When I first got Sky, the world was a different place with painfully slow dial-up internet and buffering videos, so watching via a satellite made complete sense. But now we have super-fast fibre internet at home and watching video is no longer a tedious experience.
What’s the best way to watch TV with the family?
Sites such as YouTube have become a great place to catch up on old TV shows and all sorts of videos. But for me, TV should be about relaxing together as a family around a big screen.
This led me to experiment with devices such as the Google Chromecast and Apple TV which can send whatever you’re watching on your computer, phone or tablet, and see them on your TV. These worked fine but I felt the content was limited, – although they do offer apps such as Netflix.
What I was after was a way to watch just the channels my family love at the cheapest price. Sky seems to have gone down the opposite route, offering me more and more channels, box sets, on-the-move TV etc.
Can you have too much TV choice?
Sky is Britain’s biggest pay TV provider with lots of TV options, the widest choice of TV channels and HD channels, from sports including Premier League matches, to the latest blockbusters from Sky Movies, plus catch-up and on-demand TV content.
But it became like how I now feel going into a Tesco hypermarket after discovering the joys of Aldi. There’s just too much choice and it feels like an irritation rather than a benefit.
Ironically it was Sky’s NOWTV service that led me to leave the Sky mothership. It offered me the Disney Channel – meaning happy children! And, for less money than I was paying before, I could now also subscribe to its movie option so we can have as many family movie nights as we want rather than constantly buying DVDs.
I teamed it up with a FreeSat box and, voila, I was free!

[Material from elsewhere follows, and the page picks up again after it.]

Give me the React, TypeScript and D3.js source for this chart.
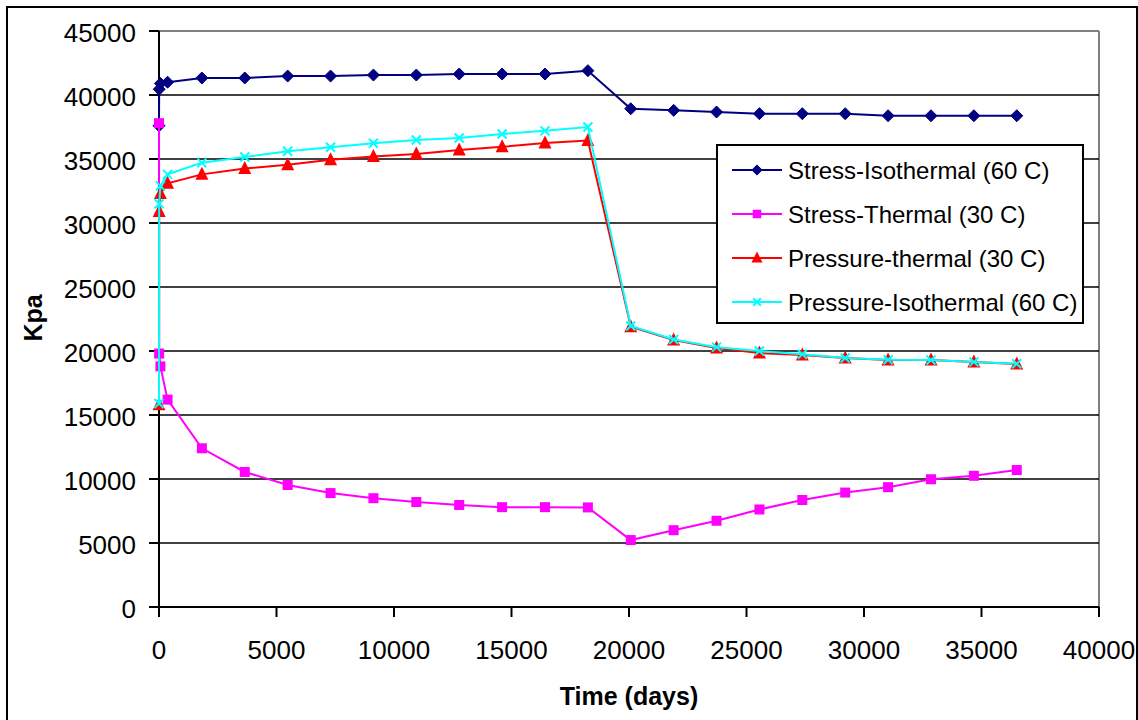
import React from "react";
import * as d3 from "d3";

const days = [0, 7, 60, 365, 1825, 3650, 5475, 7300, 9125, 10950, 12775, 14600, 16425, 18250, 20075, 21900, 23725, 25550, 27375, 29200, 31025, 32850, 34675, 36500];

const stressIsothermal = [37600, 40450, 40900, 41000, 41330, 41330, 41480, 41480, 41560, 41560, 41640, 41640, 41640, 41900, 38930, 38800, 38670, 38540, 38540, 38540, 38380, 38380, 38380, 38380];
const stressThermal = [37800, 19800, 18800, 16200, 12400, 10550, 9530, 8900, 8500, 8200, 7970, 7800, 7800, 7780, 5230, 6000, 6740, 7620, 8360, 8940, 9360, 9980, 10250, 10700];
const pressureThermal = [15800, 30900, 32300, 33100, 33800, 34250, 34550, 34950, 35200, 35400, 35700, 35950, 36250, 36450, 21900, 20860, 20230, 19840, 19690, 19450, 19300, 19300, 19140, 18980];
const pressureIsothermal = [15900, 31500, 32900, 33800, 34700, 35150, 35600, 35920, 36230, 36480, 36640, 36950, 37200, 37500, 21950, 20900, 20300, 20000, 19750, 19450, 19320, 19300, 19150, 19000];

const seriesNames = ["Stress-Isothermal (60 C)", "Stress-Thermal (30 C)", "Pressure-thermal (30 C)", "Pressure-Isothermal (60 C)"];
const seriesColors = ["#000080", "#FF00FF", "#FF0000", "#00FFFF"];
const seriesMarkers = ["diamond", "square", "triangle", "cross"];
const seriesValues = [stressIsothermal, stressThermal, pressureThermal, pressureIsothermal];

const xTicks = [0, 5000, 10000, 15000, 20000, 25000, 30000, 35000, 40000];
const yTicks = [0, 5000, 10000, 15000, 20000, 25000, 30000, 35000, 40000, 45000];

const PL = 159, PR = 1099, PT = 31, PB = 607;
const FONT = "'Liberation Sans', Arial, sans-serif";

function Marker({ type, x, y, color, small }: { type: string; x: number; y: number; color: string; small?: boolean }) {
  const k = small ? 0.85 : 1;
  if (type === "diamond") {
    const r = 6 * k;
    return <path d={`M${x},${y - r}L${x + r},${y}L${x},${y + r}L${x - r},${y}Z`} fill={color} stroke={color} strokeWidth={1} />;
  }
  if (type === "square") {
    const r = 5 * k;
    return <rect x={x - r} y={y - r} width={2 * r} height={2 * r} fill={color} />;
  }
  if (type === "triangle") {
    const r = 6.5 * k;
    return <path d={`M${x},${y - r - 1}L${x + r},${y + r - 1}L${x - r},${y + r - 1}Z`} fill={color} />;
  }
  const r = 4.5 * k;
  return <path d={`M${x - r},${y - r}L${x + r},${y + r}M${x - r},${y + r}L${x + r},${y - r}`} stroke={color} strokeWidth={2} fill="none" />;
}

export default function App() {
  const x = d3.scaleLinear().domain([0, 40000]).range([PL, PR]);
  const y = d3.scaleLinear().domain([0, 45000]).range([PB, PT]);
  const line = d3.line<[number, number]>().x((d) => x(d[0])).y((d) => y(d[1]));

  const legX = 717, legY = 145, legW = 366, legH = 178;
  const rowY = [170, 214, 258, 302];

  return (
    <svg width={1138} height={720} style={{ position: "absolute", left: 0, top: 0, background: "#fff" }} fontFamily={FONT}>
      <rect x={0} y={0} width={1138} height={720} fill="#fff" />
      <rect x={7} y={7} width={1130} height={740} fill="none" stroke="#000" strokeWidth={2} />
      {/* plot border */}
      <line x1={PL} y1={PT} x2={PR} y2={PT} stroke="#808080" strokeWidth={2} />
      <line x1={PR} y1={PT} x2={PR} y2={PB} stroke="#808080" strokeWidth={2} />
      {/* gridlines */}
      {yTicks.filter((t) => t > 0 && t < 45000).map((t) => (
        <line key={t} x1={PL} x2={PR} y1={y(t)} y2={y(t)} stroke="#000" strokeWidth={1.6} />
      ))}
      {/* axes */}
      <line x1={PL} y1={PT} x2={PL} y2={PB} stroke="#000" strokeWidth={2} />
      <line x1={PL} y1={PB} x2={PR} y2={PB} stroke="#000" strokeWidth={2} />
      {yTicks.map((t) => (
        <g key={t}>
          <line x1={PL - 10} x2={PL} y1={y(t)} y2={y(t)} stroke="#000" strokeWidth={2} />
          <text x={136} y={y(t)} dy="0.42em" textAnchor="end" fontSize={26}>{t}</text>
        </g>
      ))}
      {xTicks.map((t) => (
        <g key={t}>
          <line x1={x(t)} x2={x(t)} y1={PB} y2={PB + 10} stroke="#000" strokeWidth={2} />
          <text x={x(t)} y={659} textAnchor="middle" fontSize={26}>{t}</text>
        </g>
      ))}
      <text x={629} y={705} textAnchor="middle" fontSize={25} fontWeight="bold">Time (days)</text>
      <text transform={`translate(42,318) rotate(-90)`} textAnchor="middle" fontSize={25} fontWeight="bold">Kpa</text>
      {/* series */}
      {seriesValues.map((vals, si) => {
        const pts: [number, number][] = days.map((d, i) => [d, vals[i]]);
        return (
          <g key={si}>
            <path d={line(pts) || ""} fill="none" stroke={seriesColors[si]} strokeWidth={2} />
            {pts.map((p, i) => (
              <Marker key={i} type={seriesMarkers[si]} x={x(p[0])} y={y(p[1])} color={seriesColors[si]} />
            ))}
          </g>
        );
      })}
      {/* legend */}
      <rect x={legX} y={legY} width={legW} height={legH} fill="#fff" stroke="#000" strokeWidth={2} />
      {seriesNames.map((n, i) => (
        <g key={n}>
          <line x1={732} x2={782} y1={rowY[i]} y2={rowY[i]} stroke={seriesColors[i]} strokeWidth={2} />
          <Marker type={seriesMarkers[i]} x={757} y={rowY[i]} color={seriesColors[i]} small />
          <text x={788} y={rowY[i]} dy="0.36em" fontSize={24}>{n}</text>
        </g>
      ))}
    </svg>
  );
}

But a month or so in, I spotted an email from my broadband provider Plusnet. It seemed to suit my needs more perfectly – Disney Channel and Eurosport (I’d had to pay for a subscription directly from it when I was with NOWTV).
Plus my nine-year-old daughter can now record any programmes she wants. She’s no child of the 1970s like me, happy to wait for the programme to be shown when the TV scheduler decides. She wants to watch what she wants when she wants so her limited tv-viewing time is used to maximum effect.
I’ve only just signed up, so it will be interesting to see how it works out in practice.
Do you think Sky is worth the cost? Have you been able to get the perfect mix of channels for the cheapest price?